When following the ten steps of team building, managers should know that each step is important and no step can be skipped. The ten steps of team building are used for building a new team, but the steps also may be reviewed when inheriting an existing team.
The first four steps are intended for the manager to do on their own without the team.
1. Getting upper management support. The support of upper management can make all the difference in a manager’s attempts at team building. Upper management needs to know and agree with what team model is being used to help develop the team and why that team model best serves the company. Without upper management’s support, the team will not have access to the resources necessary to help foster its growth.
2. Defining the purpose of the team. The manager must understand why the team is being formed and what it needs to accomplish before meeting with team members. Team members rely on the manager to understand the purpose of the team and to communicate his vision.

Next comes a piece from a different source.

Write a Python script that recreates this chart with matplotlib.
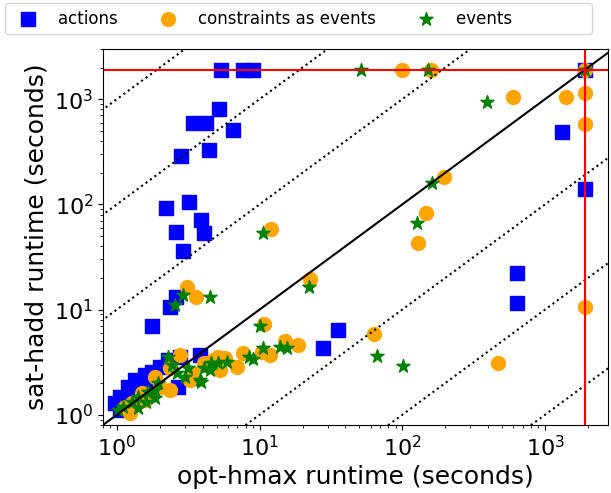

3. Identifying time frames. The manager will decide when certain goals in the project should be reached, including the project due date for project teams.
4. Selecting the team members. The team leader will determine which skills are most needed in the team and select members accordingly. Special care should be taken to ensure that weaker members are given the opportunity to learn and grow. Allowing team members to volunteer ensures that a group of committed individuals are working on the project.
Teambuilding steps five through ten occur during the initial meetings between team members. This is the manager’s opportunity to discuss how the team will be composed and how the manager and team members will work together.
5. Introducing team members. If this is a new team, members can introduce themselves and discuss their expectations for the team. If this is an existing team, the team members should communicate any concerns or successes that they feel are important.
6. Sharing the overall purpose. The manager should discuss why the team has come together, its main objective, and how the group’s goal aligns with the company’s overall objectives. Make sure everyone understands what the team is meant to do.
7. Selecting a team name. If possible, allow team members to name the team. The name should echo the team’s goal or work and help establish the team’s responsibilities.
8. Creating the team mission statement and goals. A mission statement identifies why the team has been formed. It clarifies the team’s goals in one or two sentences; it does not need to explain how the team should accomplish its goals. Allow members to come up with a mission statement on their own in order to instill personal meaning and pride in the team’s work. Mission statements help keep the team on target. After establishing a team mission statement, give each team member clear, measurable goals with specific timeframes that align with the team’s overall objective. This allows team members to understand clearly what to do and measure their success.
9. Identifying core team issues. Discussing core team issues is the manager’s first opportunity to demonstrate his ability to assist in team discussion; therefore, the manager must prepare thoroughly for step nine. Issues such as the role of interdependence in the team, resources available to the team, and concerns or questions about the team should be discussed during this time.
10. Establishing team norms. Allow team members to determine how they should behave during team meetings and communicate with one another. Team members are more likely to follow flexible norms that they establish together, rather than norms that are imposed on them. The way a manager leads team meetings will have the greatest impact on team performance and development.